My Bielinski Home Building Experience, Pt. 4

I’m building a new Bielinski home! And if that isn’t exciting enough, you all get to follow along. In this five-part series I’ll share what that process looks like. This month we’re on to construction!

What can the customer expect when it comes to building with Bielinski?

This is my second home that I’ve built through our company so I know I’m getting the same great service that every Bielinski customer gets, thoughtful design paired with the best standards and materials.

Here are some of the above-and-beyond standards Bielinski adheres to:

  • Formed drain systems at the footings
  • Both horizontal and vertical rebar in the foundations
  • Spray foam insulation at the joist skirt
  • I-joist flooring system spaced 16” on center
  • Adhere OSB decking to the floor system using both screws and glue
  • 2” x 6” wall studs spaced 16” on center
  • OSB sheathing at the walls on the house and garage

Some builders will use a few of these standards, but not all of them, and a lot of them will use inferior standards instead, like:

  • Use of corrugated drain tile that kinks and cracks at the footing
  • Either horizontal or vertical rebar in the foundation but not both
  • Batt insulation at the joist skirt allowing air and bug infiltration
  • Dimensional lumber for the flooring system spaced up to 24” on center
  • OSB decking only screwed or nailed to the floor system and not glued causing squeaks
  • 2” x 4” wall studs spaced up to 24” on center
  • Foam sheathing at the walls

Adhering to mediocre standards leads to building mediocre houses, and I didn’t want to live in a mediocre house.
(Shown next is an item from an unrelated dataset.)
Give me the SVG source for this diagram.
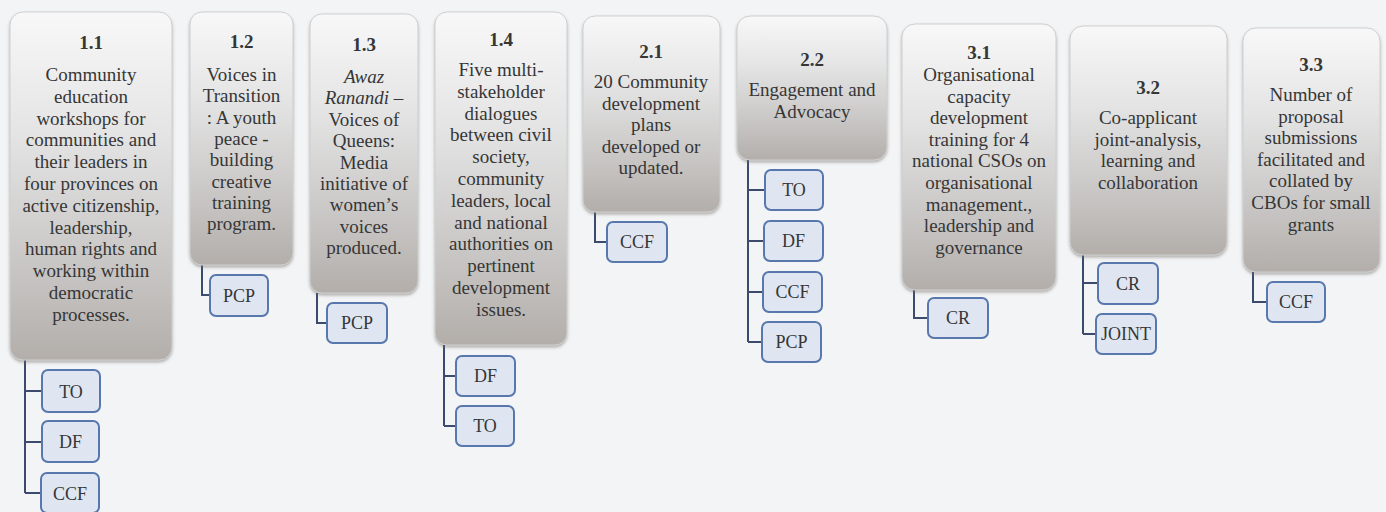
<svg xmlns="http://www.w3.org/2000/svg" width="1386" height="512" viewBox="0 0 1386 512">
<defs>
<linearGradient id="g" x1="0" y1="0" x2="0" y2="1">
<stop offset="0" stop-color="#f8f8f8"/>
<stop offset="0.35" stop-color="#e4e4e4"/>
<stop offset="0.72" stop-color="#c9c7c6"/>
<stop offset="1" stop-color="#b3aeaa"/>
</linearGradient>
<filter id="sh" x="-10%" y="-10%" width="120%" height="120%">
<feDropShadow dx="0" dy="2" stdDeviation="1.5" flood-color="#6e6a68" flood-opacity="0.5"/>
</filter>
<style>
.box{fill:url(#g);stroke:#cfcfcf;stroke-width:1;filter:url(#sh)}
.t{font-family:"Liberation Serif","Times New Roman",serif;font-size:19px;fill:#363636;text-anchor:middle}
.n{font-family:"Liberation Serif","Times New Roman",serif;font-size:19px;font-weight:bold;fill:#363636;text-anchor:middle}
.c{fill:#dfe6f1;stroke:#5877ad;stroke-width:2}
.cl{font-family:"Liberation Serif","Times New Roman",serif;font-size:18px;fill:#363636;text-anchor:middle}
.ln{fill:none;stroke:#3c4a6e;stroke-width:2}
</style>
</defs>
<rect width="1386" height="512" fill="#f3f4f5"/>

<g id="connectors">
<path class="ln" d="M25 360V493M25 391H42M25 442H42M25 493H41"/>
<path class="ln" d="M202 265V295H210"/>
<path class="ln" d="M317 293V323H327"/>
<path class="ln" d="M444 345V426M444 376H456M444 426H456"/>
<path class="ln" d="M595 212V242H607"/>
<path class="ln" d="M748 160V342M748 190H765M748 241H764M748 292H763M748 342H762"/>
<path class="ln" d="M914 290V318H928"/>
<path class="ln" d="M1083 255V334M1083 283H1098M1083 334H1096"/>
<path class="ln" d="M1253 272V302H1267"/>
</g>

<g id="n11">
<rect class="box" x="10" y="12" width="162" height="348" rx="13"/>
<text class="n" x="91" y="49">1.1</text>
<text class="t" x="91" y="81"><tspan x="91">Community</tspan><tspan x="91" dy="21.8">education</tspan><tspan x="91" dy="21.8">workshops for</tspan><tspan x="91" dy="21.8">communities and</tspan><tspan x="91" dy="21.8">their leaders in</tspan><tspan x="91" dy="21.8">four provinces on</tspan><tspan x="91" dy="21.8">active citizenship,</tspan><tspan x="91" dy="21.8">leadership,</tspan><tspan x="91" dy="21.8">human rights and</tspan><tspan x="91" dy="21.8">working within</tspan><tspan x="91" dy="21.8">democratic</tspan><tspan x="91" dy="21.8">processes.</tspan></text>
</g>
<g id="n11a"><rect class="c" x="42" y="370" width="58" height="42" rx="6"/><text class="cl" x="71" y="397.5">TO</text></g>
<g id="n11b"><rect class="c" x="42" y="421" width="57" height="41" rx="6"/><text class="cl" x="70.5" y="448">DF</text></g>
<g id="n11c"><rect class="c" x="41" y="473" width="58" height="40" rx="6"/><text class="cl" x="70" y="499.5">CCF</text></g>

<g id="n12">
<rect class="box" x="190" y="12" width="103" height="253" rx="12"/>
<text class="n" x="241.5" y="48">1.2</text>
<text class="t" x="241.5" y="81"><tspan x="241.5">Voices in</tspan><tspan x="241.5" dy="21.3">Transition</tspan><tspan x="241.5" dy="21.3">: A youth</tspan><tspan x="241.5" dy="21.3">peace -</tspan><tspan x="241.5" dy="21.3">building</tspan><tspan x="241.5" dy="21.3">creative</tspan><tspan x="241.5" dy="21.3">training</tspan><tspan x="241.5" dy="21.3">program.</tspan></text>
</g>
<g id="n12a"><rect class="c" x="210" y="275" width="58" height="41" rx="6"/><text class="cl" x="239" y="301.5">PCP</text></g>

<g id="n13">
<rect class="box" x="310" y="14" width="108" height="279" rx="12"/>
<text class="n" x="364" y="51">1.3</text>
<text class="t" x="364" y="83"><tspan x="364" font-style="italic">Awaz</tspan><tspan x="364" dy="21.4"><tspan font-style="italic">Ranandi</tspan> –</tspan><tspan x="364" dy="21.4">Voices of</tspan><tspan x="364" dy="21.4">Queens:</tspan><tspan x="364" dy="21.4">Media</tspan><tspan x="364" dy="21.4">initiative of</tspan><tspan x="364" dy="21.4">women’s</tspan><tspan x="364" dy="21.4">voices</tspan><tspan x="364" dy="21.4">produced.</tspan></text>
</g>
<g id="n13a"><rect class="c" x="327" y="303" width="60" height="40" rx="6"/><text class="cl" x="357" y="329">PCP</text></g>

<g id="n14">
<rect class="box" x="435" y="12" width="132" height="333" rx="12"/>
<text class="n" x="501" y="46">1.4</text>
<text class="t" x="501" y="76"><tspan x="501">Five multi-</tspan><tspan x="501" dy="21.8">stakeholder</tspan><tspan x="501" dy="21.8">dialogues</tspan><tspan x="501" dy="21.8">between civil</tspan><tspan x="501" dy="21.8">society,</tspan><tspan x="501" dy="21.8">community</tspan><tspan x="501" dy="21.8">leaders, local</tspan><tspan x="501" dy="21.8">and national</tspan><tspan x="501" dy="21.8">authorities on</tspan><tspan x="501" dy="21.8">pertinent</tspan><tspan x="501" dy="21.8">development</tspan><tspan x="501" dy="21.8">issues.</tspan></text>
</g>
<g id="n14a"><rect class="c" x="456" y="356" width="59" height="40" rx="6"/><text class="cl" x="485.5" y="382">DF</text></g>
<g id="n14b"><rect class="c" x="456" y="406" width="58" height="40" rx="6"/><text class="cl" x="485" y="432">TO</text></g>

<g id="n21">
<rect class="box" x="583" y="16" width="137" height="196" rx="12"/>
<text class="n" x="651" y="58">2.1</text>
<text class="t" x="651" y="88"><tspan x="651">20 Community</tspan><tspan x="651" dy="21.5">development</tspan><tspan x="651" dy="21.5">plans</tspan><tspan x="651" dy="21.5">developed or</tspan><tspan x="651" dy="21.5">updated.</tspan></text>
</g>
<g id="n21a"><rect class="c" x="607" y="222" width="60" height="40" rx="6"/><text class="cl" x="637" y="248">CCF</text></g>

<g id="n22">
<rect class="box" x="737" y="16" width="150" height="144" rx="13"/>
<text class="n" x="812" y="66">2.2</text>
<text class="t" x="812" y="96"><tspan x="812">Engagement and</tspan><tspan x="812" dy="22">Advocacy</tspan></text>
</g>
<g id="n22a"><rect class="c" x="765" y="170" width="58" height="40" rx="6"/><text class="cl" x="794" y="196">TO</text></g>
<g id="n22b"><rect class="c" x="764" y="221" width="59" height="40" rx="6"/><text class="cl" x="793.5" y="247">DF</text></g>
<g id="n22c"><rect class="c" x="763" y="272" width="59" height="40" rx="6"/><text class="cl" x="792.5" y="298">CCF</text></g>
<g id="n22d"><rect class="c" x="762" y="322" width="59" height="40" rx="6"/><text class="cl" x="791.5" y="348">PCP</text></g>

<g id="n31">
<rect class="box" x="902" y="24" width="154" height="266" rx="13"/>
<text class="n" x="979" y="59">3.1</text>
<text class="t" x="979" y="81"><tspan x="979">Organisational</tspan><tspan x="979" dy="21.6">capacity</tspan><tspan x="979" dy="21.6">development</tspan><tspan x="979" dy="21.6">training for 4</tspan><tspan x="979" dy="21.6">national CSOs on</tspan><tspan x="979" dy="21.6">organisational</tspan><tspan x="979" dy="21.6">management.,</tspan><tspan x="979" dy="21.6">leadership and</tspan><tspan x="979" dy="21.6">governance</tspan></text>
</g>
<g id="n31a"><rect class="c" x="928" y="298" width="60" height="40" rx="6"/><text class="cl" x="958" y="324">CR</text></g>

<g id="n32">
<rect class="box" x="1070" y="26" width="157" height="229" rx="13"/>
<text class="n" x="1148" y="94">3.2</text>
<text class="t" x="1148" y="124"><tspan x="1148">Co-applicant</tspan><tspan x="1148" dy="21.6">joint-analysis,</tspan><tspan x="1148" dy="21.6">learning and</tspan><tspan x="1148" dy="21.6">collaboration</tspan></text>
</g>
<g id="n32a"><rect class="c" x="1098" y="263" width="60" height="41" rx="6"/><text class="cl" x="1128" y="289.5">CR</text></g>
<g id="n32b"><rect class="c" x="1096" y="314" width="60" height="40" rx="6"/><text class="cl" x="1126" y="340">JOINT</text></g>

<g id="n33">
<rect class="box" x="1243" y="28" width="137" height="244" rx="13"/>
<text class="n" x="1311" y="71">3.3</text>
<text class="t" x="1311" y="101"><tspan x="1311">Number of</tspan><tspan x="1311" dy="21.6">proposal</tspan><tspan x="1311" dy="21.6">submissions</tspan><tspan x="1311" dy="21.6">facilitated and</tspan><tspan x="1311" dy="21.6">collated by</tspan><tspan x="1311" dy="21.6">CBOs for small</tspan><tspan x="1311" dy="21.6">grants</tspan></text>
</g>
<g id="n33a"><rect class="c" x="1267" y="282" width="58" height="40" rx="6"/><text class="cl" x="1296" y="308">CCF</text></g>
</svg>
At Bielinski, we hold ourselves to a higher standard, and it shows in the homes we build.


Recently, we created a new system where our construction managers contact the customers at least once per week to inform the customer of their new home’s construction status. Previously, we let the customer determine how often they want to be contacted, but we realized that sometimes things would fall through the cracks. Once a week is now the minimum, and customers are free to contact us or have construction managers contact them whenever they want.

Since all the decisions pertaining to construction were made in previous steps of the building process, these calls are more about keeping the customer aware of how their home is progressing than making decisions.


At this point you should expect things to go as planned. However, mishaps can happen. You’ve got to remember that this is a process and not a product. Maybe a product is discontinued by the time it’s supposed to be ordered and installed and a new selection needs to be made. My advice, remember these two things:

  1. Building your home involves a lot of moving parts. There are literally hundreds of hands involved in the construction of your new home. Things are bound to happen that might not have been a part of the plan.
  2. There is nothing that can’t be fixed.

Our job is to make sure the construction process goes as smoothly as possible. During my home’s construction I would visit the site once a week to check up on the progress in person, which I highly recommend. Being there physically allows you to understand exactly how your new home is being built, and any hiccups along the way won’t stress you out as much.